On the whole, greater market efficiencies enabled by a more accurate pricing of risk is a good thing. So is the ability of a firm to insure against risk, especially if this insurance allows a firm to take on more projects and grow. Black-Scholes only turns into a formula from hell when its users either glibly or unknowingly violate the parameters of its assumptions, or when the internal controls at firms fail to contain trading that was intended to reduce risk rather than increase it. When that happens, hedging can produce great losses, as last summer’s events at J.P. Morgan have illustrated.
With the enormous volume of derivatives being traded and the gargantuan value they represent, the stability of the financial system depends on participants understanding the details and pricing of the options contracts in which they engage. These contracts, the risk they mitigate and the risks they create, must be properly monitored by all participants, including but not restricted to regulators without and corporate risk managers within.

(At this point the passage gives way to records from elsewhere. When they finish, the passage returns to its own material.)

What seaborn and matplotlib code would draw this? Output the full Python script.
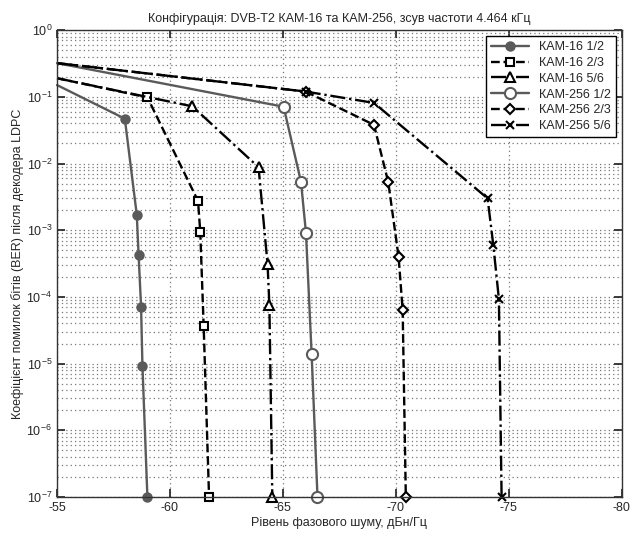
import matplotlib
matplotlib.use("Agg")
import matplotlib.pyplot as plt
import matplotlib.ticker as mticker
import seaborn as sns
import numpy as np

sns.set_theme(style="ticks")
plt.rcParams['font.family'] = ['Liberation Sans', 'DejaVu Sans']

# phase noise, dBc/Hz and BER after LDPC decoder
kam16_12_x = [-55.0, -58.0, -58.53, -58.61, -58.72, -58.78, -59.0]
kam16_12_y = [0.15, 0.047, 1.7e-3, 4.3e-4, 7.1e-5, 9.3e-6, 1e-7]

kam16_23_x = [-55.0, -59.0, -61.24, -61.34, -61.49, -61.73]
kam16_23_y = [0.19, 0.098, 2.75e-3, 9.5e-4, 3.7e-5, 1e-7]

kam16_56_x = [-55.0, -60.99, -63.92, -64.32, -64.40, -64.53]
kam16_56_y = [0.19, 0.072, 8.8e-3, 3.1e-4, 7.5e-5, 1e-7]

kam256_12_x = [-55.0, -65.03, -65.8, -66.02, -66.27, -66.53]
kam256_12_y = [0.32, 0.071, 5.3e-3, 9.1e-4, 1.4e-5, 1e-7]

kam256_23_x = [-55.0, -66.0, -69.03, -69.66, -70.12, -70.30, -70.44]
kam256_23_y = [0.32, 0.12, 0.038, 5.3e-3, 4.0e-4, 6.3e-5, 1e-7]

kam256_56_x = [-55.0, -66.0, -69.03, -74.06, -74.31, -74.56, -74.68]
kam256_56_y = [0.32, 0.12, 0.081, 3.0e-3, 6.1e-4, 9.3e-5, 1e-7]

labels = ["КАМ-16 1/2", "КАМ-16 2/3", "КАМ-16 5/6",
          "КАМ-256 1/2", "КАМ-256 2/3", "КАМ-256 5/6"]

x_ticks = [-55, -60, -65, -70, -75, -80]
y_ticks = [1e-7, 1e-6, 1e-5, 1e-4, 1e-3, 1e-2, 1e-1, 1e0]

gray = "#5a5a5a"
styles = [
    dict(color=gray, linestyle="-", marker="o", mfc=gray, mec=gray, ms=6),
    dict(color="black", linestyle="--", marker="s", mfc="white", mec="black", ms=5.5),
    dict(color="black", linestyle="-.", marker="^", mfc="white", mec="black", ms=7),
    dict(color=gray, linestyle="-", marker="o", mfc="white", mec=gray, ms=8),
    dict(color="black", linestyle="--", marker="D", mfc="white", mec="black", ms=5.5),
    dict(color="black", linestyle="-.", marker="x", mfc="black", mec="black", ms=5.5),
]
series = [(kam16_12_x, kam16_12_y), (kam16_23_x, kam16_23_y), (kam16_56_x, kam16_56_y),
          (kam256_12_x, kam256_12_y), (kam256_23_x, kam256_23_y), (kam256_56_x, kam256_56_y)]

fig = plt.figure(figsize=(6.41, 5.33), dpi=100)
ax = fig.add_axes([0.089, 0.0675, 0.881, 0.876])

for (xs, ys), lab, st in zip(series, labels, styles):
    sns.lineplot(x=xs, y=ys, ax=ax, label=lab, sort=False, estimator=None,
                 linewidth=1.7, mew=1.5, markevery=list(range(1, len(xs))),
                 clip_on=False, **st)

ax.set_yscale("log")
ax.set_xlim(-55, -80)
ax.set_ylim(1e-7, 1)
ax.xaxis.set_major_locator(mticker.FixedLocator(x_ticks))
ax.xaxis.set_major_formatter(mticker.FixedFormatter([str(t) for t in x_ticks]))
ax.yaxis.set_major_locator(mticker.FixedLocator(y_ticks))
ax.yaxis.set_major_formatter(mticker.LogFormatterSciNotation())
ax.yaxis.set_minor_locator(mticker.LogLocator(base=10, subs=np.arange(2, 10), numticks=20))
ax.yaxis.set_minor_formatter(mticker.NullFormatter())

ax.grid(True, which="major", linestyle=(0, (1, 2.5)), color="#777777", linewidth=0.9)
ax.grid(True, which="minor", axis="y", linestyle=(0, (1, 2.5)), color="#777777", linewidth=0.9)
ax.tick_params(which="both", direction="in", top=True, right=True, labelsize=9)
ax.tick_params(which="minor", length=0)
for sp in ax.spines.values():
    sp.set_linewidth(1.0)
    sp.set_color("#333333")

ax.set_title("Конфігурація: DVB-T2 КАМ-16 та КАМ-256, зсув частоти 4.464 кГц", fontsize=9, pad=6)
ax.set_xlabel("Рівень фазового шуму, дБн/Гц", fontsize=9, labelpad=2)
ax.set_ylabel("Коефіцієнт помилок бітів (BER) після декодера LDPC", fontsize=9, labelpad=2)

leg = ax.legend(loc="upper right", fontsize=9, frameon=True, fancybox=False,
                edgecolor="black", framealpha=1, borderpad=0.4, labelspacing=0.3,
                handlelength=3.0)
leg.get_frame().set_linewidth(1.0)

fig.savefig("out.png", dpi=100)
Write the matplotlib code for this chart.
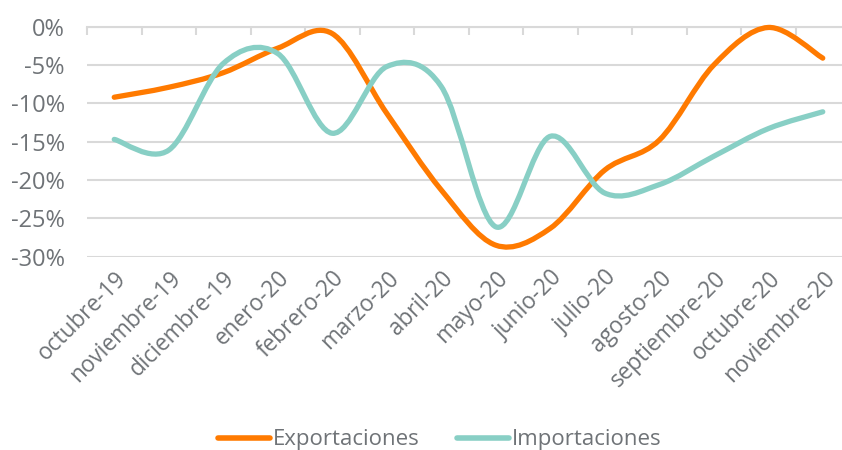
import matplotlib.pyplot as plt
from matplotlib.path import Path
from matplotlib.patches import PathPatch
from matplotlib.lines import Line2D
import numpy as np

plt.rcParams['font.family'] = ['Open Sans', 'DejaVu Sans']

meses = ['octubre-19', 'noviembre-19', 'diciembre-19', 'enero-20', 'febrero-20',
         'marzo-20', 'abril-20', 'mayo-20', 'junio-20', 'julio-20', 'agosto-20',
         'septiembre-20', 'octubre-20', 'noviembre-20']
exportaciones = [-9.2, -7.9, -6.0, -2.8, -0.9, -11.3, -21.3, -28.5, -26.3,
                 -18.7, -14.8, -5.0, -0.1, -4.1]
importaciones = [-14.7, -16.1, -4.8, -3.5, -13.9, -5.2, -7.8, -26.1, -14.3,
                 -21.7, -20.6, -16.9, -13.3, -11.1]
yticks = [0, -5, -10, -15, -20, -25, -30]

naranja = '#FF7A00'
verde = '#88CFC5'
gris = '#6f7377'


def curva_suave(x, y):
    # bezier segments with catmull-rom style tangents (smoothed line)
    x = np.asarray(x, float)
    y = np.asarray(y, float)
    n = len(x)
    verts = [(x[0], y[0])]
    codes = [Path.MOVETO]
    for i in range(n - 1):
        x0, y0 = (x[i - 1], y[i - 1]) if i > 0 else (x[i], y[i])
        x3, y3 = (x[i + 2], y[i + 2]) if i + 2 < n else (x[i + 1], y[i + 1])
        c1 = (x[i] + (x[i + 1] - x0) / 6, y[i] + (y[i + 1] - y0) / 6)
        c2 = (x[i + 1] - (x3 - x[i]) / 6, y[i + 1] - (y3 - y[i]) / 6)
        verts += [c1, c2, (x[i + 1], y[i + 1])]
        codes += [Path.CURVE4] * 3
    return Path(verts, codes)


fig = plt.figure(figsize=(8.42, 4.5), dpi=100)
ax = fig.add_axes([87 / 842, 193.3 / 450, 763 / 842, 230 / 450])

pos = np.arange(len(meses))
for serie, color in [(exportaciones, naranja), (importaciones, verde)]:
    ax.add_patch(PathPatch(curva_suave(pos, serie), fill=False, edgecolor=color,
                           lw=3.8, capstyle='round', joinstyle='round',
                           clip_on=False, zorder=3))

ax.set_xlim(-0.5, len(meses) - 0.5)
ax.set_ylim(-30, 0)
ax.set_yticks(yticks)
ax.set_yticklabels([f'{v}%' for v in yticks])
ax.yaxis.grid(True, color='#d9d9d9', lw=1.5)
ax.set_axisbelow(True)

ax.set_xticks(pos)
ax.set_xticklabels(meses, rotation=45, ha='right', rotation_mode='anchor')
ax.set_xticks(np.arange(len(meses) + 1) - 0.5, minor=True)
ax.tick_params(axis='x', which='major', length=0, pad=7, labelsize=16.3,
               labelcolor=gris)
ax.tick_params(axis='x', which='minor', bottom=False, top=True,
               direction='in', length=6, color='#d9d9d9', width=1.5)
ax.tick_params(axis='y', length=0, pad=16, labelsize=17, labelcolor=gris)

for lado in ['left', 'right', 'bottom']:
    ax.spines[lado].set_visible(False)
ax.spines['top'].set_color('#d9d9d9')
ax.spines['top'].set_linewidth(1.5)

handles = [Line2D([], [], color=naranja, lw=4, solid_capstyle='round'),
           Line2D([], [], color=verde, lw=4, solid_capstyle='round')]
fig.legend(handles, ['Exportaciones', 'Importaciones'], loc='center',
           bbox_to_anchor=(440 / 842, 1 - 440 / 450), ncol=2, frameon=False,
           fontsize=16, labelcolor=gris, handlelength=2.3, handletextpad=0.15,
           columnspacing=1.7)

fig.savefig('out.png', dpi=100)
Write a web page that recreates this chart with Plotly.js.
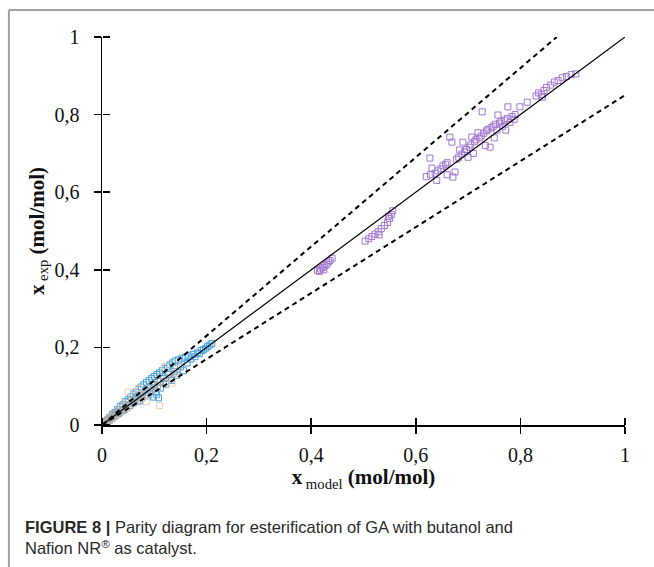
<!DOCTYPE html>
<html>
<head>
<meta charset="utf-8">
<script src="https://cdn.plot.ly/plotly-3.0.1.min.js"></script>
<style>html,body{margin:0;padding:0;background:#fff;}#chart{width:654px;height:567px;}</style>
</head>
<body>
<div id="chart"></div>
<script>
// ---- data ----
var purpleX = [0.412,0.418,0.422,0.426,0.430,0.433,0.436,0.440,0.424,0.416,
  0.503,0.510,0.516,0.522,0.528,0.534,0.540,0.546,0.550,0.553,0.556,0.548,0.530,
  0.627,0.631,0.620,0.628,0.637,0.642,0.648,0.652,0.657,0.660,0.665,0.669,0.671,0.675,0.678,0.682,0.684,0.688,0.690,0.693,0.697,0.700,0.702,0.705,0.707,0.710,0.712,0.715,0.719,0.722,0.725,0.727,0.730,0.733,0.735,0.738,0.742,0.744,0.748,0.750,0.752,0.755,0.757,0.760,0.763,0.766,0.770,0.772,0.775,0.776,0.780,0.784,0.788,0.790,0.799,0.813,0.640,0.660,
  0.830,0.835,0.840,0.845,0.850,0.858,0.865,0.872,0.880,0.888,0.897,0.906,0.842];
var purpleY = [0.398,0.402,0.406,0.410,0.414,0.420,0.424,0.430,0.400,0.396,
  0.474,0.480,0.486,0.492,0.498,0.506,0.514,0.522,0.532,0.542,0.552,0.538,0.490,
  0.688,0.662,0.640,0.645,0.649,0.655,0.660,0.668,0.672,0.676,0.742,0.729,0.639,0.652,0.685,0.690,0.709,0.698,0.729,0.704,0.710,0.690,0.716,0.722,0.742,0.700,0.730,0.735,0.753,0.740,0.745,0.807,0.752,0.720,0.758,0.762,0.716,0.766,0.770,0.740,0.775,0.760,0.799,0.778,0.782,0.770,0.786,0.760,0.790,0.820,0.780,0.795,0.788,0.800,0.820,0.832,0.630,0.645,
  0.848,0.856,0.852,0.862,0.870,0.876,0.884,0.888,0.895,0.898,0.903,0.905,0.845];

var blueX = [0.005,0.010,0.015,0.020,0.025,0.030,0.032,0.035,0.040,0.042,0.045,0.050,0.052,0.055,0.058,0.060,0.063,0.065,0.068,0.070,0.072,0.075,0.078,0.080,0.083,0.085,0.088,0.090,0.092,0.095,0.098,0.100,0.102,0.105,0.107,0.110,0.112,0.115,0.118,0.120,0.122,0.125,0.128,0.130,0.133,0.135,0.138,0.140,0.143,0.146,0.150,0.153,0.156,0.160,0.163,0.166,0.170,0.174,0.178,0.182,0.186,0.190,0.194,0.198,0.202,0.206,0.210,0.108,0.104,0.098];
var blueY = [0.006,0.013,0.020,0.028,0.032,0.040,0.030,0.048,0.052,0.040,0.060,0.065,0.050,0.072,0.058,0.080,0.066,0.085,0.074,0.092,0.062,0.098,0.082,0.104,0.090,0.110,0.075,0.115,0.096,0.120,0.104,0.125,0.085,0.130,0.112,0.134,0.095,0.140,0.120,0.145,0.105,0.150,0.130,0.155,0.115,0.160,0.138,0.165,0.128,0.168,0.150,0.172,0.140,0.175,0.160,0.178,0.170,0.182,0.176,0.186,0.184,0.192,0.194,0.198,0.202,0.206,0.210,0.070,0.078,0.072];

var grayX = [0.002,0.004,0.006,0.008,0.010,0.012,0.014,0.016,0.018,0.020,0.022,0.024,0.026,0.028,0.030,0.033,0.036,0.039,0.042,0.045,0.048,0.051,0.054,0.057,0.060,0.064,0.068,0.072,0.076,0.080,0.085,0.090,0.095,0.100,0.106,0.112,0.118,0.124,0.130,0.136,0.142];
var grayY = [0.002,0.006,0.004,0.010,0.008,0.015,0.012,0.020,0.016,0.024,0.020,0.030,0.024,0.034,0.028,0.040,0.034,0.046,0.038,0.052,0.044,0.058,0.050,0.064,0.056,0.070,0.062,0.078,0.070,0.086,0.078,0.094,0.088,0.104,0.098,0.112,0.108,0.122,0.120,0.132,0.138];

var orangeX = [0.050,0.143,0.110,0.134,0.085,0.120,0.070];
var orangeY = [0.085,0.160,0.050,0.108,0.060,0.150,0.095];

var parityEnds = [0, 1];
var upperFactor = 1.15;
var lowerFactor = 0.85;

var tickVals = [0, 0.2, 0.4, 0.6, 0.8, 1];
var tickText = ['0', '0,2', '0,4', '0,6', '0,8', '1'];

var xTitle = '<b>x</b><sub> model</sub><b> (mol/mol)</b>';
var yTitle = '<b>x</b><sub> exp</sub><b> (mol/mol)</b>';
var caption = '<b>FIGURE 8 |</b> Parity diagram for esterification of GA with butanol and<br>Nafion NR<sup>®</sup> as catalyst.';

// ---- traces ----
function pts(x, y, color) {
  return {x: x, y: y, type: 'scatter', mode: 'markers', showlegend: false, hoverinfo: 'skip',
    marker: {symbol: 'square-open', size: 6, color: color, line: {width: 1, color: color}}};
}
var upperX = parityEnds.map(function (v) { return v / upperFactor; });
var upperY = parityEnds.slice();
var lowerX = parityEnds.slice();
var lowerY = parityEnds.map(function (v) { return v * lowerFactor; });

var traces = [
  pts(blueX, blueY, '#45a3e0'),
  pts(grayX, grayY, '#ababab'),
  pts(orangeX, orangeY, '#f6cdb0'),
  pts(purpleX, purpleY, '#a277d0'),
  {x: parityEnds, y: parityEnds, type: 'scatter', mode: 'lines', showlegend: false, hoverinfo: 'skip',
   line: {color: '#000', width: 1.2}},
  {x: upperX, y: upperY, type: 'scatter', mode: 'lines', showlegend: false, hoverinfo: 'skip',
   line: {color: '#000', width: 2, dash: '5px,4px'}},
  {x: lowerX, y: lowerY, type: 'scatter', mode: 'lines', showlegend: false, hoverinfo: 'skip',
   line: {color: '#000', width: 2, dash: '5px,4px'}},
  // transparent copy on mirror axes so the inward tick halves are drawn
  {x: parityEnds, y: parityEnds, xaxis: 'x2', yaxis: 'y2', type: 'scatter', mode: 'lines', showlegend: false, hoverinfo: 'skip',
   line: {color: 'rgba(0,0,0,0)', width: 1}}
];

var serif = 'Liberation Serif, Times New Roman, serif';
var layout = {
  width: 654, height: 567,
  margin: {l: 102, r: 29, t: 37, b: 142, pad: 0},
  paper_bgcolor: '#fff', plot_bgcolor: '#fff',
  showlegend: false,
  xaxis: {range: [0, 1], tickvals: tickVals, ticktext: tickText, ticks: 'outside', ticklen: 7, tickwidth: 1.5, tickcolor: '#000',
    showline: true, linecolor: '#000', linewidth: 1.5, showgrid: false, zeroline: false, ticklabelstandoff: 4,
    tickfont: {family: serif, size: 20, color: '#111'},
    title: {text: xTitle, font: {family: serif, size: 21, color: '#111'}, standoff: 4}},
  yaxis: {range: [0, 1], tickvals: tickVals, ticktext: tickText, ticks: 'outside', ticklen: 7, tickwidth: 1.5, tickcolor: '#000',
    showline: true, linecolor: '#000', linewidth: 1.5, showgrid: false, zeroline: false, ticklabelstandoff: 10,
    tickfont: {family: serif, size: 20, color: '#111'},
    title: {text: yTitle, font: {family: serif, size: 21, color: '#111'}, standoff: 4}},
  // mirror axes: placed at the same line, on the opposite side, so their "outside" ticks point into the plot
  xaxis2: {overlaying: 'x', range: [0, 1], tickvals: tickVals, ticks: 'outside', ticklen: 7, tickwidth: 1.5, tickcolor: '#000',
    showticklabels: false, showline: false, showgrid: false, zeroline: false, side: 'top', anchor: 'free', position: 0},
  yaxis2: {overlaying: 'y', range: [0, 1], tickvals: tickVals, ticks: 'outside', ticklen: 7, tickwidth: 1.5, tickcolor: '#000',
    showticklabels: false, showline: false, showgrid: false, zeroline: false, side: 'right', anchor: 'free', position: 0},
  shapes: [
    {type: 'line', xref: 'paper', yref: 'paper', x0: -0.178, x1: 1.2, y0: 1.0695, y1: 1.0695, line: {color: '#a0a0a0', width: 2}},
    {type: 'line', xref: 'paper', yref: 'paper', x0: -0.178, x1: -0.178, y0: 1.0695, y1: -0.4, line: {color: '#a0a0a0', width: 2}}
  ],
  annotations: [
    {xref: 'paper', yref: 'paper', x: -0.151, y: -0.234, xanchor: 'left', yanchor: 'top', align: 'left', showarrow: false,
     text: caption, font: {family: 'Liberation Sans, Arial, sans-serif', size: 16.5, color: '#2a2a2a'}}
  ]
};

Plotly.newPlot('chart', traces, layout, {staticPlot: true, displayModeBar: false});
</script>
</body>
</html>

The stability of the financial system depends on a proper understanding and monitoring of interconnectedness and the systemic risk raised by large players in these markets. This understanding is aided by a better grasp of the history behind it all, including the history of the Black-Scholes formula. Thanks to George Szpiro, we now have that history.
1A derivative designates a broader category of financial instruments in which the value of the payout of the contract is derived from another source, such as forwards, futures, options, credit default and other kinds of swaps, and combinations thereof. For our purposes, derivatives and options fall into a similar category of financial contracts that have exploded in recent decades, enabled by the Black-Scholes equation and other factors.
2“Southwest Airlines Flies to $14 Unless Hedging Losses Eat Profits”, Forbes, June 30, 2011.